WRITTEN PROBLEM: Write out each line that follows exactly as it stands, without the pictures.

DATA SHOWN:
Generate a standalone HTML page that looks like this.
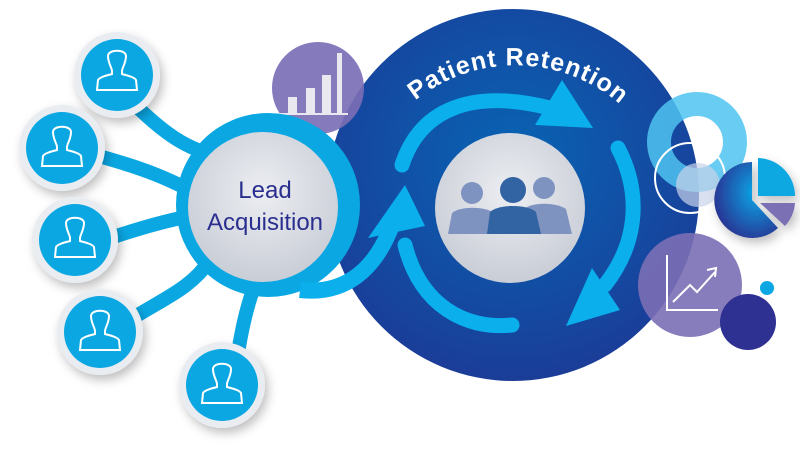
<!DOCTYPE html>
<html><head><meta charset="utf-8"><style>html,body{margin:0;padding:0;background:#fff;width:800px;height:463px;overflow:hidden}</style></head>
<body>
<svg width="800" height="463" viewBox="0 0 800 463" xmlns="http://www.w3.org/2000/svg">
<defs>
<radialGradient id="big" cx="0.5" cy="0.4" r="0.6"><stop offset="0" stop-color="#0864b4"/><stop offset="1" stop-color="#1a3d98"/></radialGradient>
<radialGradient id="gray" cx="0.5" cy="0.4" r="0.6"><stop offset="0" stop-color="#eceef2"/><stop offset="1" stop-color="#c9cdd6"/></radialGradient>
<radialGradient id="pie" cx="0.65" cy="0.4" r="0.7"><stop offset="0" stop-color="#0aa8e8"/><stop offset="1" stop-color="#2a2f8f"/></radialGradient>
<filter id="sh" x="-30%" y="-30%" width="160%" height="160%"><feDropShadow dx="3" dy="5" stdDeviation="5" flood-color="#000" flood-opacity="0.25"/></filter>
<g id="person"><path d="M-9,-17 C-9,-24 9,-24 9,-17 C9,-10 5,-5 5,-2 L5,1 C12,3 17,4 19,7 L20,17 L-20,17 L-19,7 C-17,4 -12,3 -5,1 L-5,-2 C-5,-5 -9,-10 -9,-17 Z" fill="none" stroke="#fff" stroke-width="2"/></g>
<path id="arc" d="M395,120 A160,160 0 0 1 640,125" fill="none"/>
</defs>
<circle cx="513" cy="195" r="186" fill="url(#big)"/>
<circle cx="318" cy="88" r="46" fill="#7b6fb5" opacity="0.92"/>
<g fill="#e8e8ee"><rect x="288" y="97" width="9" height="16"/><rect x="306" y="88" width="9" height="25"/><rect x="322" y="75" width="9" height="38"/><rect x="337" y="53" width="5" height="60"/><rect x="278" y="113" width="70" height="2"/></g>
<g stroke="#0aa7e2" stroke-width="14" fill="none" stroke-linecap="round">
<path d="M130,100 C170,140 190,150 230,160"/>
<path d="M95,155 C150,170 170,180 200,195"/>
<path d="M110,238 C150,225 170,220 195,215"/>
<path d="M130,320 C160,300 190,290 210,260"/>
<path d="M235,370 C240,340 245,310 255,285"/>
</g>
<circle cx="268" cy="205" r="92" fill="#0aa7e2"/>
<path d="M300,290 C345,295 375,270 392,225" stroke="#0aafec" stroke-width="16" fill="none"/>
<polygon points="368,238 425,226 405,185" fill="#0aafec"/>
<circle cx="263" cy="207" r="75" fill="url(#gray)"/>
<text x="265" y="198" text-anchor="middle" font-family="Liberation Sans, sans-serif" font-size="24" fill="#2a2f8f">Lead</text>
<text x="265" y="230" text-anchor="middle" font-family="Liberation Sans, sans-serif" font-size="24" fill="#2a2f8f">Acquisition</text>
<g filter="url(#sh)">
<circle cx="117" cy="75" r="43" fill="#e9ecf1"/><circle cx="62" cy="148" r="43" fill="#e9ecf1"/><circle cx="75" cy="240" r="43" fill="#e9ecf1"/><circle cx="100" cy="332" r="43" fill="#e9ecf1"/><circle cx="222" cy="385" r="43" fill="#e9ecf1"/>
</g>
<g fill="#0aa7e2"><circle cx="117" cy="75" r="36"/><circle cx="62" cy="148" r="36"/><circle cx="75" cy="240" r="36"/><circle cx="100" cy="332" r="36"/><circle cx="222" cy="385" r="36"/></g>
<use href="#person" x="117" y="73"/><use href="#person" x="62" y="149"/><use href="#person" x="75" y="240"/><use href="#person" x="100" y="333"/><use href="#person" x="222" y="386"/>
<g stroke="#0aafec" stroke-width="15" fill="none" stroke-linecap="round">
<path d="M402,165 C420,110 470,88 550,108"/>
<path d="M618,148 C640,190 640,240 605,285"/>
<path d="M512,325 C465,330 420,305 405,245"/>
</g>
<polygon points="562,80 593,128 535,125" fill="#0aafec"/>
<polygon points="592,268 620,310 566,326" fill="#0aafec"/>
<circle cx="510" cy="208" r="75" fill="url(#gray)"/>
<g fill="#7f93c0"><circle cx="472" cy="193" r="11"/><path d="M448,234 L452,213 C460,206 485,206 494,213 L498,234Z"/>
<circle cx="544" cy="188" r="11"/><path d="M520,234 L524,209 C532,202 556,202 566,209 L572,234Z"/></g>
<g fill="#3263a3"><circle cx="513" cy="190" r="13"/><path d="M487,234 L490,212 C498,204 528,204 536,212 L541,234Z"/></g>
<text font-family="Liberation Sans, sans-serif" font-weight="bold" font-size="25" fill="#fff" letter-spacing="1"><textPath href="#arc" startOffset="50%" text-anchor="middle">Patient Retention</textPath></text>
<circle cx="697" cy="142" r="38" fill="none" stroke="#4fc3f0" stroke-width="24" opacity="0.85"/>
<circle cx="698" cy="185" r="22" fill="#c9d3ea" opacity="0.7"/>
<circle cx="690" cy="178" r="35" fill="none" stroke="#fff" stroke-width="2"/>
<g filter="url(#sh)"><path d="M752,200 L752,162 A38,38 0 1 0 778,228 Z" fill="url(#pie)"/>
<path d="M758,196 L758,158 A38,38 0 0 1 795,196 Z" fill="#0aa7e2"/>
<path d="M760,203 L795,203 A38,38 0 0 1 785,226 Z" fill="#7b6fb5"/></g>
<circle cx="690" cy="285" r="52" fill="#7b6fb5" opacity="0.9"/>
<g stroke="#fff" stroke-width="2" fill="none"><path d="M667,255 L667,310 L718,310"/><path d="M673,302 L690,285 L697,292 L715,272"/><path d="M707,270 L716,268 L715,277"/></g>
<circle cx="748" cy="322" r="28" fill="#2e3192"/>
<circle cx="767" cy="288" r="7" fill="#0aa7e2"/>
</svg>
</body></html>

COMPLETED EXERCISE:
Generate a standalone HTML page that looks like this.
<!DOCTYPE html>
<html><head><meta charset="utf-8"><style>html,body{margin:0;padding:0;background:#fff;width:800px;height:463px;overflow:hidden}</style></head>
<body>
<svg width="800" height="463" viewBox="0 0 800 463" xmlns="http://www.w3.org/2000/svg">
<defs>
<radialGradient id="big" cx="0.5" cy="0.4" r="0.6"><stop offset="0" stop-color="#0864b4"/><stop offset="1" stop-color="#1a3d98"/></radialGradient>
<radialGradient id="gray" cx="0.5" cy="0.4" r="0.6"><stop offset="0" stop-color="#eceef2"/><stop offset="1" stop-color="#c9cdd6"/></radialGradient>
<radialGradient id="pie" cx="0.65" cy="0.4" r="0.7"><stop offset="0" stop-color="#0aa8e8"/><stop offset="1" stop-color="#2a2f8f"/></radialGradient>
<filter id="sh" x="-30%" y="-30%" width="160%" height="160%"><feDropShadow dx="3" dy="5" stdDeviation="5" flood-color="#000" flood-opacity="0.25"/></filter>
<g id="person"><path d="M-9,-17 C-9,-24 9,-24 9,-17 C9,-10 5,-5 5,-2 L5,1 C12,3 17,4 19,7 L20,17 L-20,17 L-19,7 C-17,4 -12,3 -5,1 L-5,-2 C-5,-5 -9,-10 -9,-17 Z" fill="none" stroke="#fff" stroke-width="2"/></g>
<path id="arc" d="M395,120 A160,160 0 0 1 640,125" fill="none"/>
</defs>
<circle cx="513" cy="195" r="186" fill="url(#big)"/>
<circle cx="318" cy="88" r="46" fill="#7b6fb5" opacity="0.92"/>
<g fill="#e8e8ee"><rect x="288" y="97" width="9" height="16"/><rect x="306" y="88" width="9" height="25"/><rect x="322" y="75" width="9" height="38"/><rect x="337" y="53" width="5" height="60"/><rect x="278" y="113" width="70" height="2"/></g>
<g stroke="#0aa7e2" stroke-width="14" fill="none" stroke-linecap="round">
<path d="M130,100 C170,140 190,150 230,160"/>
<path d="M95,155 C150,170 170,180 200,195"/>
<path d="M110,238 C150,225 170,220 195,215"/>
<path d="M130,320 C160,300 190,290 210,260"/>
<path d="M235,370 C240,340 245,310 255,285"/>
</g>
<circle cx="268" cy="205" r="92" fill="#0aa7e2"/>
<path d="M300,290 C345,295 375,270 392,225" stroke="#0aafec" stroke-width="16" fill="none"/>
<polygon points="368,238 425,226 405,185" fill="#0aafec"/>
<circle cx="263" cy="207" r="75" fill="url(#gray)"/>
<text x="265" y="198" text-anchor="middle" font-family="Liberation Sans, sans-serif" font-size="24" fill="#2a2f8f">Lead</text>
<text x="265" y="230" text-anchor="middle" font-family="Liberation Sans, sans-serif" font-size="24" fill="#2a2f8f">Acquisition</text>
<g filter="url(#sh)">
<circle cx="117" cy="75" r="43" fill="#e9ecf1"/><circle cx="62" cy="148" r="43" fill="#e9ecf1"/><circle cx="75" cy="240" r="43" fill="#e9ecf1"/><circle cx="100" cy="332" r="43" fill="#e9ecf1"/><circle cx="222" cy="385" r="43" fill="#e9ecf1"/>
</g>
<g fill="#0aa7e2"><circle cx="117" cy="75" r="36"/><circle cx="62" cy="148" r="36"/><circle cx="75" cy="240" r="36"/><circle cx="100" cy="332" r="36"/><circle cx="222" cy="385" r="36"/></g>
<use href="#person" x="117" y="73"/><use href="#person" x="62" y="149"/><use href="#person" x="75" y="240"/><use href="#person" x="100" y="333"/><use href="#person" x="222" y="386"/>
<g stroke="#0aafec" stroke-width="15" fill="none" stroke-linecap="round">
<path d="M402,165 C420,110 470,88 550,108"/>
<path d="M618,148 C640,190 640,240 605,285"/>
<path d="M512,325 C465,330 420,305 405,245"/>
</g>
<polygon points="562,80 593,128 535,125" fill="#0aafec"/>
<polygon points="592,268 620,310 566,326" fill="#0aafec"/>
<circle cx="510" cy="208" r="75" fill="url(#gray)"/>
<g fill="#7f93c0"><circle cx="472" cy="193" r="11"/><path d="M448,234 L452,213 C460,206 485,206 494,213 L498,234Z"/>
<circle cx="544" cy="188" r="11"/><path d="M520,234 L524,209 C532,202 556,202 566,209 L572,234Z"/></g>
<g fill="#3263a3"><circle cx="513" cy="190" r="13"/><path d="M487,234 L490,212 C498,204 528,204 536,212 L541,234Z"/></g>
<text font-family="Liberation Sans, sans-serif" font-weight="bold" font-size="25" fill="#fff" letter-spacing="1"><textPath href="#arc" startOffset="50%" text-anchor="middle">Patient Retention</textPath></text>
<circle cx="697" cy="142" r="38" fill="none" stroke="#4fc3f0" stroke-width="24" opacity="0.85"/>
<circle cx="698" cy="185" r="22" fill="#c9d3ea" opacity="0.7"/>
<circle cx="690" cy="178" r="35" fill="none" stroke="#fff" stroke-width="2"/>
<g filter="url(#sh)"><path d="M752,200 L752,162 A38,38 0 1 0 778,228 Z" fill="url(#pie)"/>
<path d="M758,196 L758,158 A38,38 0 0 1 795,196 Z" fill="#0aa7e2"/>
<path d="M760,203 L795,203 A38,38 0 0 1 785,226 Z" fill="#7b6fb5"/></g>
<circle cx="690" cy="285" r="52" fill="#7b6fb5" opacity="0.9"/>
<g stroke="#fff" stroke-width="2" fill="none"><path d="M667,255 L667,310 L718,310"/><path d="M673,302 L690,285 L697,292 L715,272"/><path d="M707,270 L716,268 L715,277"/></g>
<circle cx="748" cy="322" r="28" fill="#2e3192"/>
<circle cx="767" cy="288" r="7" fill="#0aa7e2"/>
</svg>
</body></html>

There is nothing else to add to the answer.